The ‘coolest sportsman in the world’ espouses the virtues of his coach while laughing away the idea that this might be a sign of weakness or might provoke embarrassment. They work together on a ‘Fit for Purpose’ plan; the coach thinks, plans & supports; Usain executes on that plan and wins his races time after time. 


“Always be confident about your preparation.” Usain Bolt  
For both Mo and Usain, the love for what they do and the pure enjoyment they derive from their races are palpable. They are relaxed and have great fun racing. They are in their element. It does not feel like work to them. Just like running our own business, the journey is as enjoyable, fulfilling & rewarding, as is crossing the ‘finish line’ for each race, striking a pose and climbing the podium for the medal. 

4) The Team GB Rowing team - Having a secret plan - “Growing a bigger heart”

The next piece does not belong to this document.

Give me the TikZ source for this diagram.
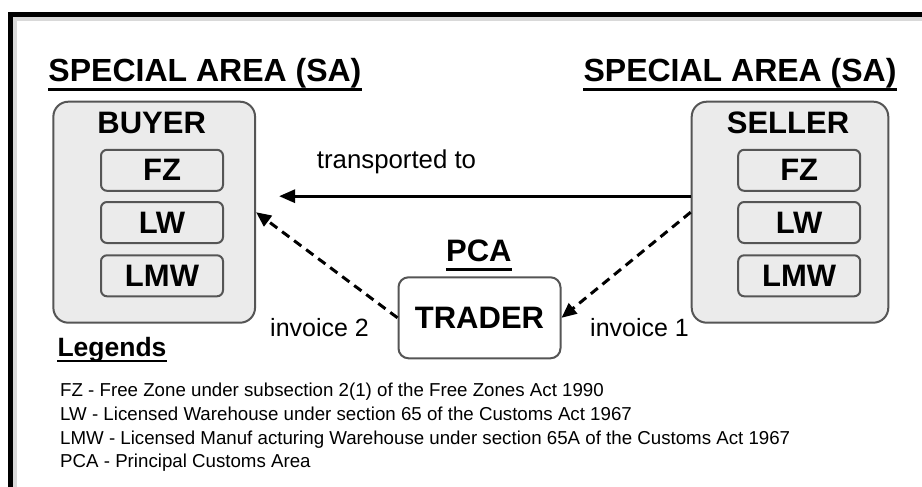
\documentclass[tikz,border=0pt]{standalone}
\usepackage{fontspec}
\setmainfont{Liberation Sans}
\usetikzlibrary{arrows.meta}
\definecolor{boxfill}{HTML}{EBEBEB}
\definecolor{boxline}{HTML}{555555}
\definecolor{frameshade}{HTML}{D9D9D9}
\newcommand\titlefont{\fontsize{32}{33}\selectfont\bfseries}
\newcommand\lblfont{\fontsize{31}{32}\selectfont\bfseries}
\newcommand\midfont{\fontsize{25}{26}\selectfont}
\newcommand\headfont{\fontsize{26.5}{27}\selectfont\bfseries}
\newcommand\lgdfont{\fontsize{18.7}{19}\selectfont}
\begin{document}
\begin{tikzpicture}[x=1pt,y=-1pt,
  area/.style={draw=boxline, fill=boxfill, line width=2pt, rounded corners=15pt, inner sep=0pt},
  slot/.style={draw=boxline, fill=boxfill, line width=2pt, rounded corners=6pt,
    minimum width=122pt, minimum height=41pt, inner sep=0pt, font=\lblfont},
  traderbox/.style={draw=boxline, fill=white, line width=2pt, rounded corners=10pt,
    minimum width=162pt, minimum height=81pt, inner sep=0pt, font=\lblfont},
  plain/.style={inner sep=0pt},
  uline/.style={line width=3pt},
  flow/.style={line width=3pt, -{Triangle[length=16pt,width=13pt]}},
  invoiceflow/.style={line width=3pt, dash pattern=on 9pt off 6pt, -{Triangle[length=15pt,width=13pt]}}]

\useasboundingbox (0,0) rectangle (922,487);
\fill[white] (0,0) rectangle (922,487);

% outer frame with its light inner edge
\draw[frameshade, line width=4pt] (14.8,490) -- (14.8,18.8) -- (925,18.8);
\draw[black, line width=4.5pt] (10.5,490) -- (10.5,14.5) -- (925,14.5);

% area headings
\node[plain, anchor=base west, font=\titlefont] (saleft) at (48.3,81.7) {SPECIAL AREA (SA)};
\node[plain, anchor=base east, font=\titlefont] (saright) at (896.7,81.7) {SPECIAL AREA (SA)};
\draw[uline] ([yshift=-8.3pt]saleft.base west) -- ([yshift=-8.3pt]saleft.base east);
\draw[uline] ([yshift=-8.3pt]saright.base west) -- ([yshift=-8.3pt]saright.base east);

% buyer side
\node[area, minimum width=201.7pt, minimum height=221pt] (buyer) at (154.2,212.2) {};
\node[plain, anchor=base, font=\lblfont] (buyertitle) at (151.7,133.3) {BUYER};
\node[slot] (bfz) at (162,170.3) {FZ};
\node[slot] (blw) at (162,222.5) {LW};
\node[slot] (blmw) at (162,275.8) {LMW};

% seller side
\node[area, minimum width=196.6pt, minimum height=221pt] (seller) at (790,212.2) {};
\node[plain, anchor=base, font=\lblfont] (sellertitle) at (788,133.3) {SELLER};
\node[slot] (sfz) at (799.2,170.3) {FZ};
\node[slot] (slw) at (799.2,222.5) {LW};
\node[slot] (slmw) at (799.2,275.8) {LMW};

% trader in the principal customs area
\node[plain, anchor=base, font=\lblfont] (pca) at (478.9,261.7) {PCA};
\draw[uline] ([yshift=-7.6pt]pca.base west) -- ([yshift=-7.6pt]pca.base east);
\node[traderbox] (trader) at (479.5,317.8) {TRADER};

% flows of goods and invoices
\draw[flow] ([yshift=16pt]seller.west) -- ([yshift=16pt,xshift=23pt]buyer.east);
\draw[invoiceflow] (seller.west) -- (trader.east);
\draw[invoiceflow] (trader.west) -- (buyer.east);

\node[plain, anchor=base west, font=\midfont] (transp) at (316.7,168.3) {\fontsize{25.8}{26}\selectfont transported to};
\node[plain, anchor=base west, font=\midfont] (inv2) at (270,336.7) {invoice 2};
\node[plain, anchor=base west, font=\midfont] (inv1) at (590,336.7) {invoice 1};

% legend
\node[plain, anchor=base west, font=\headfont] (lgdhead) at (57.3,356) {Legends};
\draw[line width=2.5pt] ([yshift=-5pt]lgdhead.base west) -- ([yshift=-5pt]lgdhead.base east);
\node[plain, anchor=base west, font=\lgdfont] (lgdfz) at (60,396) {FZ - Free Zone under subsection 2(1) of the Free Zones Act 1990};
\node[plain, anchor=base west, font=\lgdfont] (lgdlw) at (60,420) {LW - Licensed Warehouse under section 65 of the Customs Act 1967};
\node[plain, anchor=base west, font=\lgdfont] (lgdlmw) at (60,444) {LMW - Licensed Manuf acturing Warehouse under section 65A of the Customs Act 1967};
\node[plain, anchor=base west, font=\lgdfont] (lgdpca) at (60,467.7) {PCA - Principal Customs Area};
\end{tikzpicture}
\end{document}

New Zealand achieved an incredible feat during London 2012 for being the 4th most decorated nation in the Olympics per population size (capita) and also for the NZ Rowing Team to achieve 2nd place in the world, despite the absence of two of the country’s rowing world champions from the Athens & Beijing Olympics - the much-loved Georgina & Caroline Evers-Swindell, twin sisters from Hastings.
Team GB were no.1 in rowing during London 2012, with a total of 9 medals, 4 of which gold. It is the old team of the legendary Sir Steve Redgrave who remains one of the world’s most decorated rowers from Great Britain with 21 medals in total (incl. 5 Olympic gold, 9 world championship gold, 3 Commonwealth Games gold). He took the Olympic flame from David Beckham to pass on to the younger generation of Olympians to light the Olympic flame during the Opening Ceremony. 
In addition to the usual comprehensive training that is required at this level, it seems the Team GB Rowing team had a hidden ace up their sleeves when it came to physical conditioning with a difference, as shown recently in the fascinating BBC’s Horizon documentary presented by Dr. Kevin Fong, consultant at UCL Hospital in London.
 
A normal person’s heart rate at rest is between 60 – 80 bpm (beats per minute) while about 160 - 220 bpm at its peak. The Team GB Rowing team work closely with a cardiologist who regularly monitors the heart of each rower through ultra-sound scans during specially-tailored training sessions. The aim is to exercise in such a way that the actual size of the athlete’s heart increases so that more blood can be pumped out throughout the body for each beat. 
 
A normal person’s heart rate might deliver about 15 litres of blood while the athlete’s would deliver 45 to 60 litres for the same about of beats per minute, thereby allowing more oxygenated blood to fuel the muscles required to row and for much longer too. The athlete would also achieve maximum heart rate level much later than a normal person would, enabling a much longer ramp-up period, as well as much greater ongoing endurance performance during the race.
 
In business too, we find that developing that hidden key differentiating edge is ever so crucial, especially during these highly-competitive and economically-sensitive times.
Whilst the external factors impacting our business cannot be easily influenced, we do have full control over our internal operations, our tactical initiatives and in developing our core strategic strengths.

 
“If we want to change the world around us, we must first change the world inside of us.” Mahatma Gandhi


From now on, whether you decide to ‘go on a course’ or (as many mostly male business owners tend to do) settle yourself down comfortably on your favourite sofa in front of the telly with a few beers to watch some sports, you can always reply when asked, that you are in fact learning about strategies & tactics to improve your business!

“If you think you can or think you can’t, you’re right.” Henry Ford
Successful Olympians and successful business owners have one thing in common – they both believe that they can. And with a bit of help & support, at the right time, in the right direction, they are both right.
 

“As is a tale, so is life. It is not how long it is but how good it is”. Seneca (4BC to 65AD).

What the caterpillar calls the end of the world, the master calls a butterfly.
Olympic success and business transformation are both examples of a caterpillar realising its full potential & turning into a butterfly.